▸ **Problem statement**
Every line that includes the word "with" is to be listed.
──────── Working data ────────
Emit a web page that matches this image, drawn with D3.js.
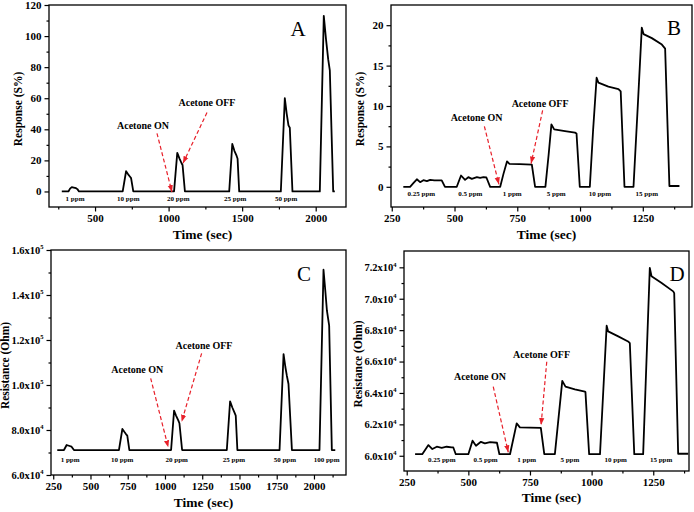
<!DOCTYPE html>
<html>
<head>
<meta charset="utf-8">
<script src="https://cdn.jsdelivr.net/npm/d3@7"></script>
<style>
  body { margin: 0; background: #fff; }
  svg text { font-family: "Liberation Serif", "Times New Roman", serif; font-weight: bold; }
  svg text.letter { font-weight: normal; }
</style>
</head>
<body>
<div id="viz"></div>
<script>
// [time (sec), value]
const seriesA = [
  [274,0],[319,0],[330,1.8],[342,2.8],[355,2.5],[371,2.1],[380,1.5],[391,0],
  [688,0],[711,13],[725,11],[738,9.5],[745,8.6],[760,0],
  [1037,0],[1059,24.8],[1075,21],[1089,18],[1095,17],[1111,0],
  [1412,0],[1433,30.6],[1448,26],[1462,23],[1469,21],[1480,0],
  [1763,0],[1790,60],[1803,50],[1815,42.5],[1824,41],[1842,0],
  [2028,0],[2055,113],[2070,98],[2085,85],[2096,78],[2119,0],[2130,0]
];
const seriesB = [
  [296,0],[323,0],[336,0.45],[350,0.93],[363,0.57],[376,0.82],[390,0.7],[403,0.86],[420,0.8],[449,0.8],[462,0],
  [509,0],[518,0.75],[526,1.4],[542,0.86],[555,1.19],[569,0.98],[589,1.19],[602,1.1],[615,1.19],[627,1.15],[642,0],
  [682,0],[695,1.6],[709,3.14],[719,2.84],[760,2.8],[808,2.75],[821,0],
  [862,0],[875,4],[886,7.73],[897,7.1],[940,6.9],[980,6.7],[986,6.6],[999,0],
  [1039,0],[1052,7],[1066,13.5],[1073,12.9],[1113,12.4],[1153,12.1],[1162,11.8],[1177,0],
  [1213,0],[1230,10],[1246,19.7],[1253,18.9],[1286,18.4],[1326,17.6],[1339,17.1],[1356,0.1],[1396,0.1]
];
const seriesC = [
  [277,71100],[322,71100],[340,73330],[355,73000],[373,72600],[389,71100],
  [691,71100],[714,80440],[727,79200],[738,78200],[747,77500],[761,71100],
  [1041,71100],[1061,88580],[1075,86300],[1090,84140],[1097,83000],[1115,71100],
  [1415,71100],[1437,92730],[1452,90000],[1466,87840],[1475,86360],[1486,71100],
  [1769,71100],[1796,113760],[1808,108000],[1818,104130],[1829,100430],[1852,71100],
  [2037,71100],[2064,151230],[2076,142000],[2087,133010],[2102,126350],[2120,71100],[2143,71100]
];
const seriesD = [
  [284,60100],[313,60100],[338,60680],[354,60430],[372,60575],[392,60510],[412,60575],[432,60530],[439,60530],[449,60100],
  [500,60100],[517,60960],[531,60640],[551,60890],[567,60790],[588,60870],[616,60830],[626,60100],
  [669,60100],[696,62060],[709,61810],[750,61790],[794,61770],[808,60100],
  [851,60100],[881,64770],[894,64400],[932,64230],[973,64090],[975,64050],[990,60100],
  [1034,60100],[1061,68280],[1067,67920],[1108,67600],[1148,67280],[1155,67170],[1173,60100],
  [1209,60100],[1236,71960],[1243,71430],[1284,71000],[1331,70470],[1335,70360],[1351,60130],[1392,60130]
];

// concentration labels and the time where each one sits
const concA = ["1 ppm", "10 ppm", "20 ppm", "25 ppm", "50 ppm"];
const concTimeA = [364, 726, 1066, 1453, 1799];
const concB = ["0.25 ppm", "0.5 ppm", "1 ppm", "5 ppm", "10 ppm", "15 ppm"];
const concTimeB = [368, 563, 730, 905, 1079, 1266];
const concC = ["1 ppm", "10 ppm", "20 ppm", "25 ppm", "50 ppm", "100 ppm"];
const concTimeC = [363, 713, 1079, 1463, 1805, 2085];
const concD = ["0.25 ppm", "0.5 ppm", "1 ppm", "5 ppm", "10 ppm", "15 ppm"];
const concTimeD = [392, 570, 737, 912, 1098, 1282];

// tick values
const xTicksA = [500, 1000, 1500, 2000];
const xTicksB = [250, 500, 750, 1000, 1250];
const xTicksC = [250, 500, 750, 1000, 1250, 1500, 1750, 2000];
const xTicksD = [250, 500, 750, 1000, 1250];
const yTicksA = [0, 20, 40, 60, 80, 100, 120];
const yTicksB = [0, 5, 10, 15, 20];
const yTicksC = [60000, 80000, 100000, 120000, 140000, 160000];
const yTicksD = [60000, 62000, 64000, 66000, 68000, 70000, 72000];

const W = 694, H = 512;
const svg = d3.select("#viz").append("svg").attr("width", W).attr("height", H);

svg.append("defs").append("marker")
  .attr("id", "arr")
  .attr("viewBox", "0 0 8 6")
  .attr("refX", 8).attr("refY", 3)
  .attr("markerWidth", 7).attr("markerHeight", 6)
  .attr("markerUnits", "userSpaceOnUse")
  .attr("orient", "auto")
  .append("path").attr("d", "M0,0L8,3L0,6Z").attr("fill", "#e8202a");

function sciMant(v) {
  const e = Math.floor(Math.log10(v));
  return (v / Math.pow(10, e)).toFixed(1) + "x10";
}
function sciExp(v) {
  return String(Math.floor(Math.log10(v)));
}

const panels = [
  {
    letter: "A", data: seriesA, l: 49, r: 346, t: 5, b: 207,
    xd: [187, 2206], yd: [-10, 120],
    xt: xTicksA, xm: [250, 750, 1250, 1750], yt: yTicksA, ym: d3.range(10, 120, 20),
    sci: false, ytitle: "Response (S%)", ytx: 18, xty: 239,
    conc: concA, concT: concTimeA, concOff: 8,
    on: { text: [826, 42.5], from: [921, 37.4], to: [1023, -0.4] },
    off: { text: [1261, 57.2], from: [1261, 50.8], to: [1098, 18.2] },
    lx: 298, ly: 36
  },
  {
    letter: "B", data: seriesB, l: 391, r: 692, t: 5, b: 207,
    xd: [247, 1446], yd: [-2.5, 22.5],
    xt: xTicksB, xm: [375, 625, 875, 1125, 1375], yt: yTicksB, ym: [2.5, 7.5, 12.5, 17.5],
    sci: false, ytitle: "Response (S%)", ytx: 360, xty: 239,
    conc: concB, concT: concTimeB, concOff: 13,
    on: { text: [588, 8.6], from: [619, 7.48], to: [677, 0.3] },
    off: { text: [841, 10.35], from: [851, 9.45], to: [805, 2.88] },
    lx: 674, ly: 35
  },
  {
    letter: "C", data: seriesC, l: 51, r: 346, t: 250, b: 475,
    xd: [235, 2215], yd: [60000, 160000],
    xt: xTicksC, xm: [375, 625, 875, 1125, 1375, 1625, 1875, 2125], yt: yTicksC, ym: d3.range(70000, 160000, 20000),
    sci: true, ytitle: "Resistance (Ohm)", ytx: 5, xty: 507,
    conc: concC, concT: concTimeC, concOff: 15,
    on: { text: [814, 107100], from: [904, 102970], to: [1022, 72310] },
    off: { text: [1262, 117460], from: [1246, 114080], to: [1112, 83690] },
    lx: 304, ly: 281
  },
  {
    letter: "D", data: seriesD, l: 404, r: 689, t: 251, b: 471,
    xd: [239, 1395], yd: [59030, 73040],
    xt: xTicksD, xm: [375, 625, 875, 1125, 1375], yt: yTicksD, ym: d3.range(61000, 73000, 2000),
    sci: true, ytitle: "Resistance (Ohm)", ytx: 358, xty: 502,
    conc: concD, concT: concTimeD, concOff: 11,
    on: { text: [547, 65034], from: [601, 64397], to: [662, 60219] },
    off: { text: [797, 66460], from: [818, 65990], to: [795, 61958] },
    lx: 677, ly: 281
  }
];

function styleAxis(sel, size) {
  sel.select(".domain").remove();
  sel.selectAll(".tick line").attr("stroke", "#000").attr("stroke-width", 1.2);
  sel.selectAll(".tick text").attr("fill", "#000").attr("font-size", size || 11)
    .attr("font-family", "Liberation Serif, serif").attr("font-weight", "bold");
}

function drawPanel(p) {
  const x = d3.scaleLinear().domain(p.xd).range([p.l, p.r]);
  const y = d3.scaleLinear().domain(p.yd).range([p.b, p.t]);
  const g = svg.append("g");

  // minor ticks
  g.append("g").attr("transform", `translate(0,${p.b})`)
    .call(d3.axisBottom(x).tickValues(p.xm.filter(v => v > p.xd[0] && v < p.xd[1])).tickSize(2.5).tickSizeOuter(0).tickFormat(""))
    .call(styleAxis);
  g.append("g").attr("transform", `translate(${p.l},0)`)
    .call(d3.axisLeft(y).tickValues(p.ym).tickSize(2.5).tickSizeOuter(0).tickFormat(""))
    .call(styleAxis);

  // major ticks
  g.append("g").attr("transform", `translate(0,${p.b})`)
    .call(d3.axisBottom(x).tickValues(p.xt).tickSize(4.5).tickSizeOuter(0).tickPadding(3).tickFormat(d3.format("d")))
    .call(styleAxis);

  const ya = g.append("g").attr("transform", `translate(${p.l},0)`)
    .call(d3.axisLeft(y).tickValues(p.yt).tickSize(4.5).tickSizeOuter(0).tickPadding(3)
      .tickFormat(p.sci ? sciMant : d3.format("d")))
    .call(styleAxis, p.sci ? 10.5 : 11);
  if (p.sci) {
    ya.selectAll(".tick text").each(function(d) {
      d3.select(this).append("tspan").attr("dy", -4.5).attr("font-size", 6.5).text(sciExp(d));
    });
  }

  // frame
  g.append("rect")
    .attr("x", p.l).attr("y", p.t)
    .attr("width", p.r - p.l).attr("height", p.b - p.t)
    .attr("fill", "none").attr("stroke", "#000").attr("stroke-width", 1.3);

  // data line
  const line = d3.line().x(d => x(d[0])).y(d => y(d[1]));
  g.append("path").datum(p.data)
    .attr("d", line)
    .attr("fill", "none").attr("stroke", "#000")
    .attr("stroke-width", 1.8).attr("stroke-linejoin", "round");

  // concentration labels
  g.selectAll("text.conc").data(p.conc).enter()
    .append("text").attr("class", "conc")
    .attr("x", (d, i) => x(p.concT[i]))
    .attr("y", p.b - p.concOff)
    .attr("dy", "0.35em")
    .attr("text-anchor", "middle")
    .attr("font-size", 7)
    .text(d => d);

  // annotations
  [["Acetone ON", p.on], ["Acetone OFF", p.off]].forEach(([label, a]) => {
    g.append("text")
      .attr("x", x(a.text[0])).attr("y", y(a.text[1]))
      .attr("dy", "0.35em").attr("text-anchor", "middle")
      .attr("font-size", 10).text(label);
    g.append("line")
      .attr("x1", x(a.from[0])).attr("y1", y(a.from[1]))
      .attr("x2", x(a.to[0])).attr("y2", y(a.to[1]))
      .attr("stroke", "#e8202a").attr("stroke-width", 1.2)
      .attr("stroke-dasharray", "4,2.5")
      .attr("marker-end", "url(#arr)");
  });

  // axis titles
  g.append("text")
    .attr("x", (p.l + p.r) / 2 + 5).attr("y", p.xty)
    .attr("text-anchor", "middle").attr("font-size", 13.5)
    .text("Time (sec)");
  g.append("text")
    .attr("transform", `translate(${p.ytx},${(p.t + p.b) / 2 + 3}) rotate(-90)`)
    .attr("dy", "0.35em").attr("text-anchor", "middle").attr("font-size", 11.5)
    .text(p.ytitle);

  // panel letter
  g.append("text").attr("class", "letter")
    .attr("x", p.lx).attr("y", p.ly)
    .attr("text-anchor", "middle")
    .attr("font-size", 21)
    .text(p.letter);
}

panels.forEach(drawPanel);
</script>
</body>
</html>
────────
──────── Working data ────────
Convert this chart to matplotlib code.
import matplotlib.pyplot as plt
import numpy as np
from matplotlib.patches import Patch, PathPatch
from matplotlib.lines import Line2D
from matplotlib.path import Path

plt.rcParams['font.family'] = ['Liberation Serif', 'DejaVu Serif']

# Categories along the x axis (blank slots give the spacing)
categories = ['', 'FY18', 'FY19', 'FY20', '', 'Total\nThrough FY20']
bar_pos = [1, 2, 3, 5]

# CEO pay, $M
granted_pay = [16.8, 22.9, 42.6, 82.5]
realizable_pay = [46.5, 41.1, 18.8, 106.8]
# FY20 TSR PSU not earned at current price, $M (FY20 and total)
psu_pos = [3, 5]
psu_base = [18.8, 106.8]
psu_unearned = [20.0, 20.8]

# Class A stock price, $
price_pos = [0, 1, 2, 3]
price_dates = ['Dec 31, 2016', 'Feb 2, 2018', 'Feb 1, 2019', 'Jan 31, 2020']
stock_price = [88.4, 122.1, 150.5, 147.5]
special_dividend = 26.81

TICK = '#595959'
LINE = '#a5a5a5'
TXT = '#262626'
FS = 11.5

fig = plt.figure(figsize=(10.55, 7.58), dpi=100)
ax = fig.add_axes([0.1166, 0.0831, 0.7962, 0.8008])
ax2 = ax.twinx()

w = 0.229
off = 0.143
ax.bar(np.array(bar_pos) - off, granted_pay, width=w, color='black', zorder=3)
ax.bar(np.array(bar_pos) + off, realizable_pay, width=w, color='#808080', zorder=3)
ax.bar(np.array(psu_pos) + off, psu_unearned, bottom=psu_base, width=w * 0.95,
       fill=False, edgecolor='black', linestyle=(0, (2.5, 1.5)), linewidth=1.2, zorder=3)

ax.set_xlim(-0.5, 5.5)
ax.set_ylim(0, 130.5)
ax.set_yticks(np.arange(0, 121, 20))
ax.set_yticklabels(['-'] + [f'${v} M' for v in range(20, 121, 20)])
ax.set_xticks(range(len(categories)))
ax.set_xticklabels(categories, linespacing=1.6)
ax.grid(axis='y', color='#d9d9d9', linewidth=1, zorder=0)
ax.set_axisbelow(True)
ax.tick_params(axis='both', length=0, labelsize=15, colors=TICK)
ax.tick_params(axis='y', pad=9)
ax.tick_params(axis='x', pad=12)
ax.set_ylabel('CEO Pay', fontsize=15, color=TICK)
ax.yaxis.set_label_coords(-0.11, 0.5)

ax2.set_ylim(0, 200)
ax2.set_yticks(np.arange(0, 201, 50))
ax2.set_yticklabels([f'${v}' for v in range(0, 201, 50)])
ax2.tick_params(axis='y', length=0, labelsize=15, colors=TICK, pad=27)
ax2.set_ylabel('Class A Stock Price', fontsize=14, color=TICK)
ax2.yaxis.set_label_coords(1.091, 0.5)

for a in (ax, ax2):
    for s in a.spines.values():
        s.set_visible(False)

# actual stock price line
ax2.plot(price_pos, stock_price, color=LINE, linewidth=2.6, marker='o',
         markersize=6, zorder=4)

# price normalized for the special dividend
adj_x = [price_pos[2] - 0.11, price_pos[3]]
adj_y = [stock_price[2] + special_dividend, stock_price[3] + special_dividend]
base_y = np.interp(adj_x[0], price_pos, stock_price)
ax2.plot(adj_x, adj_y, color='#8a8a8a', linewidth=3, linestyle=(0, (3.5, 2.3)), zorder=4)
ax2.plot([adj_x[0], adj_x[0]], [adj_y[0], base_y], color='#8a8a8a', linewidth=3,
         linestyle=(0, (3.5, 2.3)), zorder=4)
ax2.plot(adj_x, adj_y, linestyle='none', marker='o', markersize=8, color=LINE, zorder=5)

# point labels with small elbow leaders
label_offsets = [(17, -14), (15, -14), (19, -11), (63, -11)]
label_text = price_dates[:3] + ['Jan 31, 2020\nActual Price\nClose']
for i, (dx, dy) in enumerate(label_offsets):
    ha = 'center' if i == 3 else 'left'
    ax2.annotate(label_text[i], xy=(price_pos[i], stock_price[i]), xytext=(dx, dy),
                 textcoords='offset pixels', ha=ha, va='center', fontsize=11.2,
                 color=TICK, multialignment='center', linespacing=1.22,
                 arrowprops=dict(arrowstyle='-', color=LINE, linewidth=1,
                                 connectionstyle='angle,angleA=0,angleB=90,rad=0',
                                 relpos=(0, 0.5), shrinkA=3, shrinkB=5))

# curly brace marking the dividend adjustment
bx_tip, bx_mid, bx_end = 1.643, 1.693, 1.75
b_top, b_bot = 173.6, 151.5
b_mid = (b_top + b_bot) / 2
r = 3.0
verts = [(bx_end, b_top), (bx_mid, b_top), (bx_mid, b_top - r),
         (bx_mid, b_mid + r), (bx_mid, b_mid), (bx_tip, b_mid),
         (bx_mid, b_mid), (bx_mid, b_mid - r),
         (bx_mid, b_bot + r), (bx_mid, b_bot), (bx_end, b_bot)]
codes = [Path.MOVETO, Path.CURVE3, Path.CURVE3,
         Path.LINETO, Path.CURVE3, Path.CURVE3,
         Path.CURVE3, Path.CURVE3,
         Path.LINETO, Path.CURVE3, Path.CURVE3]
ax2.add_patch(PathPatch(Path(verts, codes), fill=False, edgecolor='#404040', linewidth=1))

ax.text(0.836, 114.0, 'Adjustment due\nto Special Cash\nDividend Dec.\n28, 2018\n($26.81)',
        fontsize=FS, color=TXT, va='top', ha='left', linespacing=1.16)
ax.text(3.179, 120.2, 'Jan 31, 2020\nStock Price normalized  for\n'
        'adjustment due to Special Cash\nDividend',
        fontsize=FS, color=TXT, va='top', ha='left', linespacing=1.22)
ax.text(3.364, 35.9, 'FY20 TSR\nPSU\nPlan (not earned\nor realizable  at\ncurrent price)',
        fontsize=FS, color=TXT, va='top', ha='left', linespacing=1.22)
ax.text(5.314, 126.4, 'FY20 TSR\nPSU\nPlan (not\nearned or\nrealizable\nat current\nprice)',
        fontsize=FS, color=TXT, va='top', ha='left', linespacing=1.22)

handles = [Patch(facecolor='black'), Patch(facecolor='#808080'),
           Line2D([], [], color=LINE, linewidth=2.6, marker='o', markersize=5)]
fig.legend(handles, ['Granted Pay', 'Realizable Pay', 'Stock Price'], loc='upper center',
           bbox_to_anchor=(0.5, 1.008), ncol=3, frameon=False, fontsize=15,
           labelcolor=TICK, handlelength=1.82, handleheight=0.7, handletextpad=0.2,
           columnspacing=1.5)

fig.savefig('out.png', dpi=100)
────────
▸ **Completed task**
Emit a web page that matches this image, drawn with D3.js.
# point labels with small elbow leaders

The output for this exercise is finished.